Thriller “Bird Box” Scares Audience With Unpredictable Plot

Netflix’s Adaptation to Novel Intertwines Deeper Meanings into Engaging Screenplay


If someone is a social media user, there is no way they could have gone without seeing the latest meme or gif with Sandra Bullock blind-folded, as she is in Netflix’s “Bird Box.” Netflix aired “Bird Box” on Dec. 13, and since then, it has been watched by over 45 million accounts, making it the most-viewed seven-day film released on the streaming service and leaving viewers blown away with the special effects, acting and intricate plot.

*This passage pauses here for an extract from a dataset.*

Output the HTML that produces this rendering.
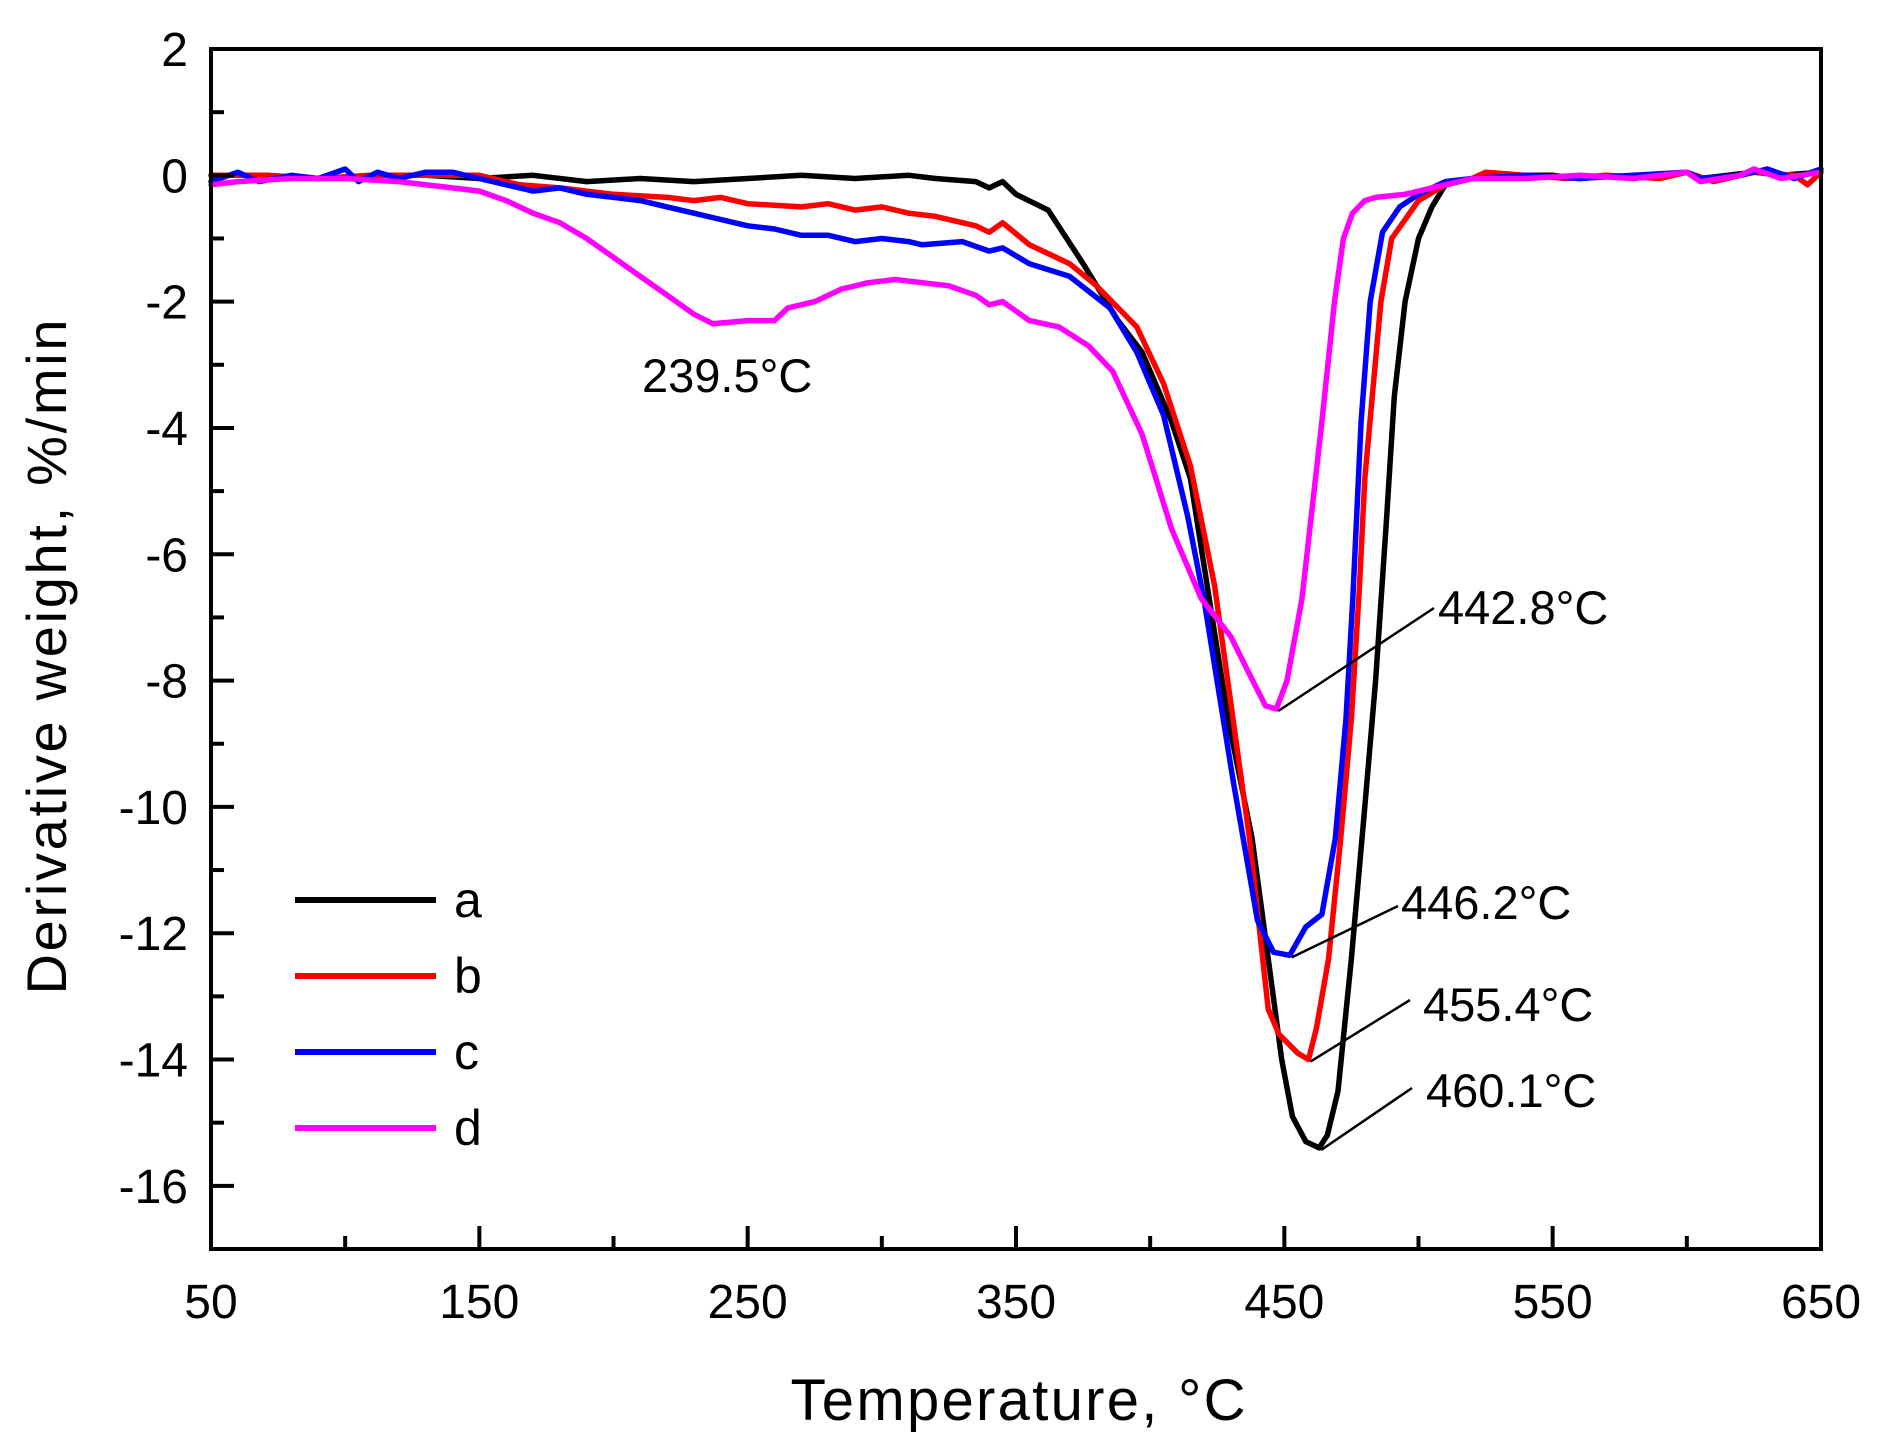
<!DOCTYPE html>
<html><head><meta charset="utf-8"><style>
html,body{margin:0;padding:0;background:#fff;}
svg{display:block;font-family:"Liberation Sans",Arial,sans-serif;}
</style></head><body>
<svg id="chart" width="1886" height="1449" viewBox="0 0 1886 1449" xmlns="http://www.w3.org/2000/svg">
<rect width="1886" height="1449" fill="#fff"/>
<g id="plot"></g>
<g id="axes"></g>
<text x="0" y="0" transform="translate(66,657) rotate(-90)" text-anchor="middle" font-size="56" textLength="675">Derivative weight, %/min</text>
<text x="1018" y="1420" text-anchor="middle" font-size="58" textLength="455">Temperature, °C</text>
</svg>
<script>
const xTicks = [50,150,250,350,450,550,650];
const xMinor = [100,200,300,400,500,600];
const yTicks = [2,0,-2,-4,-6,-8,-10,-12,-14,-16];
const yMinor = [1,-1,-3,-5,-7,-9,-11,-13,-15,-17];
const seriesNames = ['a','b','c','d'];
const seriesColors = ['#000000','#ff0000','#0000ff','#ff00ff'];
const aX = [50,70,90,110,130,150,170,190,210,230,250,270,290,310,320,335,340,345,350,362,375,388,397,408,415,429,438,444,449,453,458,463,466,470,475,480,484,488,491,495,500,505,510,520,530,540,550,560,570,580,590,600,605,615,625,635,650];
const aY = [0,0,-0.05,0,0,-0.05,0,-0.1,-0.05,-0.1,-0.05,0,-0.05,0,-0.05,-0.1,-0.2,-0.1,-0.3,-0.55,-1.4,-2.3,-2.8,-3.9,-4.8,-8.6,-10.5,-12.4,-14,-14.9,-15.3,-15.4,-15.2,-14.5,-12.4,-10,-8,-5.5,-3.5,-2,-1.0,-0.5,-0.15,-0.05,0,0,0,-0.05,0,-0.05,0,0.05,-0.05,0,0.05,0,0.05];
const bX = [50,70,90,110,130,150,165,180,200,220,230,240,250,270,280,290,300,310,320,335,340,345,355,370,380,395,405,415,424,437,444,448,455,459,462,466.5,471,475,478,480,486,490,500,510,520,525,540,555,570,590,600,610,625,640,645,650];
const bY = [0,0,-0.05,0,0,0,-0.15,-0.2,-0.3,-0.35,-0.4,-0.35,-0.45,-0.5,-0.45,-0.55,-0.5,-0.6,-0.65,-0.8,-0.9,-0.75,-1.1,-1.4,-1.75,-2.4,-3.3,-4.6,-6.5,-10.5,-13.2,-13.6,-13.9,-14.0,-13.5,-12.4,-10.5,-8.6,-6.5,-4.8,-2,-1.0,-0.4,-0.15,-0.05,0.05,0,-0.05,0,-0.05,0.05,-0.1,0.05,0,-0.15,0.05];
const cX = [50,60,68,80,90,100,105,112,120,130,140,150,160,170,180,190,200,210,220,230,240,250,260,270,280,290,300,310,315,330,340,345,355,370,385,395,405,414,420,431,440,446,452,458,464,469,473,475.5,478.6,482,486.6,493,500,510,520,540,560,580,600,605,620,630,640,650];
const cY = [-0.1,0.05,-0.1,0,-0.05,0.1,-0.1,0.05,-0.05,0.05,0.05,-0.05,-0.15,-0.25,-0.2,-0.3,-0.35,-0.4,-0.5,-0.6,-0.7,-0.8,-0.85,-0.95,-0.95,-1.05,-1.0,-1.05,-1.1,-1.05,-1.2,-1.15,-1.4,-1.6,-2.1,-2.8,-3.8,-5.4,-6.7,-9.6,-11.8,-12.3,-12.35,-11.9,-11.7,-10.5,-8.6,-6.7,-3.9,-2,-0.9,-0.5,-0.3,-0.1,-0.05,0,-0.05,0,0.05,-0.05,0,0.1,-0.05,0.1];
const dX = [50,60,80,100,120,140,150,160,170,180,190,200,210,220,230,237,250,260,265,275,285,295,305,315,325,335,340,345,355,366,377,386,397,408,419,430,437,443,447,451,456.6,464,468.7,472,475.4,480,484,495,505,520,540,560,580,600,605,620,625,635,650];
const dY = [-0.15,-0.1,-0.05,-0.05,-0.1,-0.2,-0.25,-0.4,-0.6,-0.75,-1.0,-1.3,-1.6,-1.9,-2.2,-2.35,-2.3,-2.3,-2.1,-2.0,-1.8,-1.7,-1.65,-1.7,-1.75,-1.9,-2.05,-2.0,-2.3,-2.4,-2.7,-3.1,-4.1,-5.6,-6.7,-7.3,-7.9,-8.4,-8.45,-8.0,-6.7,-3.9,-2,-1.0,-0.6,-0.4,-0.35,-0.3,-0.2,-0.05,-0.05,0,-0.05,0.05,-0.1,0,0.1,-0.05,0.05];
const seriesX = [aX,bX,cX,dX];
const seriesY = [aY,bY,cY,dY];
const peakLabels = ['239.5°C','442.8°C','446.2°C','455.4°C','460.1°C'];
const peakTemps = [237,447,452,459,463];
const peakVals = [-2.35,-8.45,-12.35,-14.0,-15.4];

const X0=211,X1=1821,Y0=49,Y1=1249;
const xs=v=>X0+(v-50)*(X1-X0)/600;
const ys=v=>Y0+(2-v)*(Y1-Y0)/19;
const NS='http://www.w3.org/2000/svg';
function mk(tag,attrs,parent){const e=document.createElementNS(NS,tag);for(const k in attrs)e.setAttribute(k,attrs[k]);parent.appendChild(e);return e;}
const plot=document.getElementById('plot'), axes=document.getElementById('axes');

for(let s=0;s<4;s++){
  let d='';
  seriesX[s].forEach((x,i)=>{d+=(i?'L':'M')+xs(x).toFixed(1)+','+ys(seriesY[s][i]).toFixed(1);});
  const p=mk('path',{d:d,fill:'none',stroke:seriesColors[s],'stroke-width':5.5,'stroke-linejoin':'round','stroke-linecap':'round'},plot);
  
  
}
const fr=mk('rect',{x:X0,y:Y0,width:X1-X0,height:Y1-Y0,fill:'none',stroke:'#000','stroke-width':4},axes);


xTicks.forEach(v=>{
  const t=mk('line',{x1:xs(v),x2:xs(v),y1:Y1,y2:Y1-23,stroke:'#000','stroke-width':4},axes);
  
  
  const l=mk('text',{x:xs(v),y:1318,'text-anchor':'middle','font-size':48},axes);
  l.textContent=v;
  
  
});
xMinor.forEach(v=>{
  const t=mk('line',{x1:xs(v),x2:xs(v),y1:Y1,y2:Y1-13,stroke:'#000','stroke-width':4},axes);
  
  
});
yTicks.forEach(v=>{
  const t=mk('line',{x1:X0,x2:X0+23,y1:ys(v),y2:ys(v),stroke:'#000','stroke-width':4},axes);
  
  
  const l=mk('text',{x:188,y:ys(v)+17,'text-anchor':'end','font-size':48},axes);
  l.textContent=v;
  
  
});
yMinor.forEach(v=>{
  const t=mk('line',{x1:X0,x2:X0+13,y1:ys(v),y2:ys(v),stroke:'#000','stroke-width':4},axes);
  
  
});
for(let s=0;s<4;s++){
  const y=900+s*76;
  const l=mk('line',{x1:295,x2:436,y1:y,y2:y,stroke:seriesColors[s],'stroke-width':6},axes);
  
  
  const t=mk('text',{x:454,y:y+17,'font-size':50},axes);
  t.textContent=seriesNames[s];
  
  
}
const lblPos=[[642,392],[1438,624],[1401,919],[1423,1021],[1426,1107]];
const leaderEnd=[null,[1434,608],[1398,906],[1410,1000],[1412,1088]];
for(let i=0;i<peakLabels.length;i++){
  const t=mk('text',{x:lblPos[i][0],y:lblPos[i][1],'font-size':47},axes);
  t.textContent=peakLabels[i];
  
  
  if(leaderEnd[i]){
    const ln=mk('line',{x1:xs(peakTemps[i])+2,y1:ys(peakVals[i])+2,x2:leaderEnd[i][0],y2:leaderEnd[i][1],stroke:'#000','stroke-width':2.5},axes);
    
    
  }
}
</script>
</body></html>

Director Susan Bier adapted the 2014 novel by author Josh Malerman into a outstanding movie that uses captivating techniques such as flashbacks, special effects and outstanding acting while jumping between timelines. “Bird Box” grabs the attention of viewers of all ages through the post-apocalyptic drama theme that consistently engages its audience.

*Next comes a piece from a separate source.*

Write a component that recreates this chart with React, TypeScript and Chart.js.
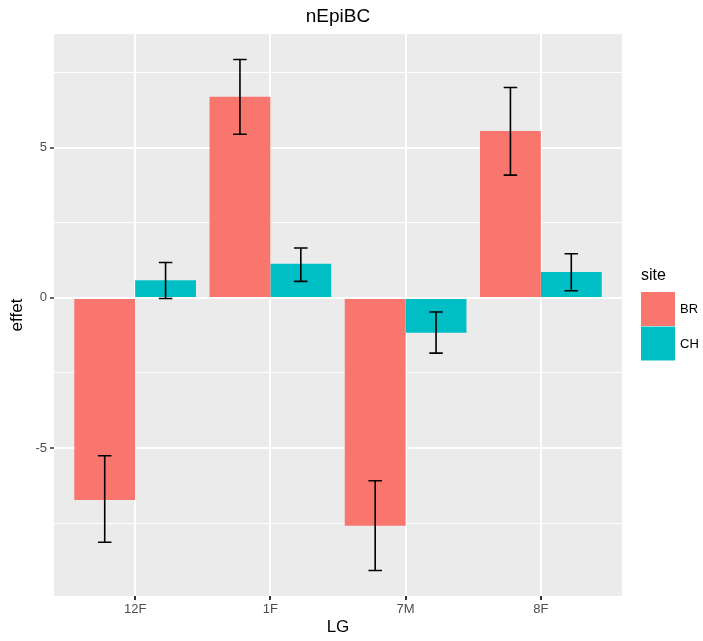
import React, { useEffect, useRef } from "react";
import { Chart, registerables } from "chart.js";

Chart.register(...registerables);

const categories = ["12F", "1F", "7M", "8F"];
const seriesNames = ["BR", "CH"];
const brValues = [-6.73, 6.7, -7.59, 5.56];
const chValues = [0.59, 1.14, -1.16, 0.86];
const brLower = [-8.14, 5.45, -9.08, 4.09];
const brUpper = [-5.26, 7.94, -6.09, 7.01];
const chLower = [-0.02, 0.55, -1.84, 0.24];
const chUpper = [1.18, 1.66, -0.47, 1.47];
const yTicks = [-7.5, -5, -2.5, 0, 2.5, 5, 7.5];

const colors = ["#F8766D", "#00BFC4"];
const FONT = "'Liberation Sans', Arial, Helvetica, sans-serif";

const W = 703;
const H = 641;
const AREA = { left: 54, top: 34, right: 622, bottom: 596 };

export default function App() {
  const ref = useRef<HTMLCanvasElement | null>(null);

  useEffect(() => {
    document.body.style.margin = "0";
    const canvas = ref.current;
    if (!canvas) return;

    const lowers = [brLower, chLower];
    const uppers = [brUpper, chUpper];

    const panelPlugin = {
      id: "panel",
      beforeDraw(chart: any) {
        const { ctx, chartArea } = chart;
        ctx.save();
        ctx.fillStyle = "#FFFFFF";
        ctx.fillRect(0, 0, chart.width, chart.height);
        ctx.fillStyle = "#EBEBEB";
        ctx.fillRect(chartArea.left, chartArea.top, chartArea.right - chartArea.left, chartArea.bottom - chartArea.top);
        ctx.restore();
      },
    };

    const extrasPlugin = {
      id: "extras",
      afterDatasetsDraw(chart: any) {
        const { ctx, scales } = chart;
        const xs = scales.x;
        const ys = scales.y;
        const capHalf = Math.abs(xs.getPixelForValue(1.05) - xs.getPixelForValue(1));
        ctx.save();
        ctx.strokeStyle = "#000000";
        ctx.lineWidth = 1.6;
        chart.data.datasets.forEach((ds: any, di: number) => {
          const meta = chart.getDatasetMeta(di);
          meta.data.forEach((bar: any, i: number) => {
            const x = bar.x;
            const yl = ys.getPixelForValue(lowers[di][i]);
            const yu = ys.getPixelForValue(uppers[di][i]);
            ctx.beginPath();
            ctx.moveTo(x, yl);
            ctx.lineTo(x, yu);
            ctx.moveTo(x - capHalf, yl);
            ctx.lineTo(x + capHalf, yl);
            ctx.moveTo(x - capHalf, yu);
            ctx.lineTo(x + capHalf, yu);
            ctx.stroke();
          });
        });
        ctx.restore();
      },
      afterDraw(chart: any) {
        const { ctx, chartArea, scales } = chart;
        ctx.save();
        // x tick marks
        ctx.fillStyle = "#333333";
        categories.forEach((_, i) => {
          const x = scales.x.getPixelForValue(i + 1);
          ctx.fillRect(Math.round(x) - 1, AREA.bottom, 2, 4);
        });

        ctx.fillStyle = "#000000";
        ctx.textAlign = "center";
        ctx.textBaseline = "middle";
        const cx = (chartArea.left + chartArea.right) / 2;
        ctx.font = `19px ${FONT}`;
        ctx.fillText("nEpiBC", cx, 17);
        ctx.font = `17px ${FONT}`;
        ctx.fillText("LG", cx, 627);
        ctx.save();
        ctx.translate(17, (chartArea.top + chartArea.bottom) / 2);
        ctx.rotate(-Math.PI / 2);
        ctx.fillText("effet", 0, 0);
        ctx.restore();

        // legend
        ctx.textAlign = "left";
        ctx.font = `16px ${FONT}`;
        ctx.fillText("site", 641, 276);
        const boxX = 641;
        const boxW = 34;
        const boxTops = [292, 326.5];
        const boxH = 34;
        seriesNames.forEach((name, i) => {
          ctx.fillStyle = colors[i];
          ctx.fillRect(boxX, boxTops[i], boxW, boxH);
          ctx.fillStyle = "#000000";
          ctx.font = `13px ${FONT}`;
          ctx.fillText(name, 680, boxTops[i] + boxH / 2 + 0.5);
        });
        ctx.restore();
      },
    };

    const chart = new Chart(canvas, {
      type: "bar",
      data: {
        datasets: [
          {
            label: seriesNames[0],
            data: categories.map((_, i) => ({ x: i + 1, y: brValues[i] })),
            backgroundColor: colors[0],
            borderWidth: 0,
            categoryPercentage: 0.9,
            barPercentage: 1,
          },
          {
            label: seriesNames[1],
            data: categories.map((_, i) => ({ x: i + 1, y: chValues[i] })),
            backgroundColor: colors[1],
            borderWidth: 0,
            categoryPercentage: 0.9,
            barPercentage: 1,
          },
        ],
      },
      options: {
        responsive: false,
        animation: false,
        devicePixelRatio: 1,
        layout: {
          padding: { left: 0, top: AREA.top, right: W - AREA.right, bottom: 0 },
        },
        plugins: {
          legend: { display: false },
          title: { display: false },
          tooltip: { enabled: false },
        },
        scales: {
          x: {
            type: "linear",
            min: 0.4,
            max: 4.6,
            offset: false,
            afterFit(scale: any) {
              scale.height = H - AREA.bottom;
            },
            afterBuildTicks(scale: any) {
              scale.ticks = categories.map((_, i) => ({ value: i + 1 }));
            },
            border: { display: false },
            grid: {
              offset: false,
              color: "#FFFFFF",
              lineWidth: 2,
              drawTicks: true,
              tickLength: 4,
              tickColor: "#333333",
              tickWidth: 1.5,
            },
            ticks: {
              autoSkip: false,
              maxRotation: 0,
              padding: 2,
              color: "#4D4D4D",
              font: { family: FONT, size: 13 },
              callback: (v: any) => categories[Math.round(Number(v)) - 1] ?? "",
            },
          },
          y: {
            type: "linear",
            min: -9.93,
            max: 8.79,
            afterFit(scale: any) {
              scale.width = AREA.left;
            },
            afterBuildTicks(scale: any) {
              scale.ticks = yTicks.map((v) => ({ value: v }));
            },
            border: { display: false },
            grid: {
              offset: false,
              color: "#FFFFFF",
              lineWidth: (c: any) => (Number.isInteger(c.tick?.value) ? 2 : 1),
              drawTicks: true,
              tickLength: 4,
              tickColor: (c: any) => (Number.isInteger(c.tick?.value) ? "#333333" : "rgba(0,0,0,0)"),
              tickWidth: 1.5,
            },
            ticks: {
              autoSkip: false,
              padding: 3,
              color: "#4D4D4D",
              font: { family: FONT, size: 13 },
              callback: (v: any) => (Number.isInteger(Number(v)) ? String(v) : ""),
            },
          },
        },
      },
      plugins: [panelPlugin, extrasPlugin],
    } as any);

    return () => chart.destroy();
  }, []);

  return (
    <div style={{ width: W, height: H, position: "relative" }}>
      <canvas ref={ref} width={W} height={H} style={{ display: "block", width: W, height: H }} />
    </div>
  );
}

What makes this film so different from other thriller movies are the monsters. Although they are never revealed, the audience is able to come to the conclusion that the horrors are not visible; however, the audience can sometimes hear them. The creatures do not pick and choose who they target, but those who see them commit suicide, hence avoiding the effects by wearing blindfolds.

The title comes from the box of birds that main character, Malorie, and her children bring onto their boat while on a river cruise to seek refuge from the creatures. These birds are a warning signal that the evil creatures are near and danger is approaching.

Upon first watching this movie, viewers are not only entertained by the engaging and often humorous screenplay, but they may also draw conclusions to a deeper meaning intertwined into the plot.

As the audience knows, the monsters compel those who look at the creature to commit suicide, but there seems to be a loophole. Gary, an ill man trapped in a mental institution, roams freely outdoors unaffected by the monster. This raises the question: was he already affected by the creatures? Gary comes as a late addition to the group of unaffected people, asking for help and support. He claims to be alone and unaffected himself but acts suspicious. Questions between the members of the house are raised as to whether or not he is safe to be around. As the viewers later find out, the answer is no. He is a mentally ill man who feels determined to take on the quest to destroy humanity along with the monsters because the mentally ill relate more to the monsters than they do to their own species. Both a former psychiatric patient and a supermarket clerk who is referred to as “crazy” try to urge others to open their eyes into the everyday pain that they deal with.

Those who look will be affected, but these creatures do not pinpoint certain people, just as mental illness can affect anyone and impact their lives. There is no cure for mental illness. Though there are medicines to reduce symptoms, there is currently nothing to reverse one’s behavior, similar to those affected by the monsters in “Bird Box.” Once someone looks, he or she is forever hurt.

Ultimately, those who have not suffered the effects of the monsters are living in complete darkness. Constantly blocking off windows and wearing blindfolds, they attempt to prevent themselves from the harmful consequences of looking at the monsters. The monsters represent people’s own deepest, darkest fears, causing them to commit suicide. Agents of the monsters force people to take off their blindfolds and see their internal fears. By shining a light on mental health, “Bird Box” engages modern audiences with a unique conceptual horror that is unlike the jump scares and goriness of traditional horror films.

Many well-renowned actors contribute to the cast, such as Sandra Bullock playing Malorie, John Malkovich portraying Douglass and Danielle McDonald who played Olympia, who all do an exceptional job playing their role; however, Bullock carries the majority of the film through Malorie’s distressed and desperate experiences.

“Bird Box” relates to present day because today’s society can be scary and unpredictable. In attempt to comprehend those who are less fortune and mentally ill, “Bird Box” does an exceptional job at conveying a deeper message while still keeping its audience intrigued throughout the entire film.